Boston instrumental collective Lesotho are highly adept at telling stories without using any words, as you’ll hear on A Flashing on Plain Glass, the band’s third album. Coming three years after their previous effort, A Flashing on Plain Glass uses the music to explore themes of impermanence and the fact that all things change eventually.
Bearing those ideas in mind while listening, it’s easy to connect with the message Lesothoset out to communicate. Songs like “Marigold” and “Frail Weapon” deal with a loud/quiet dynamic, subduing themselves until the time to employ big riffs and hard-hitting percussion. Other songs, like “Fetch Quest,” have a palpable sense of anxiety in the way they unfold, the loud and quiet sections teeming with energy and small movement.
Everything comes to a head on the title, final track. Lesotho take all of the tension created on each track and unleash it in a two-minute crescendo that comes in the second half of “A Flashing on Plain Glass” before quietly ending the record.
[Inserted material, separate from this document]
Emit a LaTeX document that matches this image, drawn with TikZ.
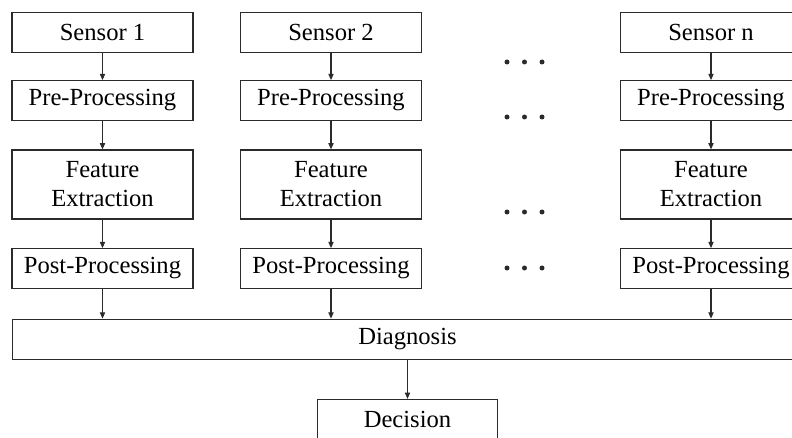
\documentclass[tikz,border=0pt]{standalone}
\usepackage{fontspec}
\setmainfont{Liberation Serif}
\usetikzlibrary{arrows.meta}
\definecolor{DGInk}{HTML}{2B2B2B}

\begin{document}
\begin{tikzpicture}[x=1cm,y=1cm,
  box/.style={draw=DGInk,line width=0.7pt,minimum width=3.62cm,minimum height=0.79cm,
    inner sep=0pt,align=center,font=\fontsize{14}{16.5}\selectfont},
  flow/.style={draw=DGInk,line width=0.6pt,-{Triangle[length=3.6pt,width=3pt]}}]
\path[use as bounding box] (0,0) rectangle (15.84,8.74);
\clip (0,0) rectangle (15.84,8.74);
% sensor row
\node[box] (s1) at (2.05,8.09) {Sensor 1};
\node[box] (s2) at (6.62,8.09) {Sensor 2};
\node[box] (sn) at (14.22,8.09) {Sensor n};
% pre-processing row
\node[box] (pre1) at (2.05,6.73) {Pre-Processing};
\node[box] (pre2) at (6.62,6.73) {Pre-Processing};
\node[box] (pren) at (14.22,6.73) {Pre-Processing};
% feature extraction row
\node[box,minimum height=1.38cm] (fe1) at (2.05,5.05) {Feature\\Extraction};
\node[box,minimum height=1.38cm] (fe2) at (6.62,5.05) {Feature\\Extraction};
\node[box,minimum height=1.38cm] (fen) at (14.22,5.05) {Feature\\Extraction};
% post-processing row
\node[box] (post1) at (2.05,3.37) {Post-Processing};
\node[box] (post2) at (6.62,3.37) {Post-Processing};
\node[box] (postn) at (14.22,3.37) {Post-Processing};
% fusion
\node[box,minimum width=15.8cm,minimum height=0.81cm] (diag) at (8.15,1.95) {Diagnosis};
\node[box,minimum width=3.6cm,minimum height=0.8cm] (dec) at (8.15,0.35) {Decision};
% arrows
\foreach \c in {1,2,n} {
  \draw[flow] (s\c) -- (pre\c);
  \draw[flow] (pre\c) -- (fe\c);
  \draw[flow] (fe\c) -- (post\c);
  \draw[flow] (post\c.south) -- (post\c.south |- diag.north);
}
\draw[flow] (diag) -- (dec);
% dots between columns
\foreach \y in {7.50,6.40,4.50,3.38}
  \foreach \x in {10.14,10.49,10.84}
    \fill[DGInk] (\x,\y) circle (0.05);
\end{tikzpicture}
\end{document}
“As a band we processed a lot of our emotions around the despair and chaos happening in the modern world through this group of songs,” Lesotho reflect to Decibel. “We dug deeper into our personal influences and explored a more diverse approach to the songwriting, including incorporating elements of classical and pop and blending that with our post rock foundation. The result is an album that we feel stands on its own as a reflection of the times we’re in and how we’re coping with it. Many of the more thoughtful and serene moments on the record ended up becoming some of the heaviest music we’ve ever written.”
A Flashing on Plain Glass is out on March 13 via the band.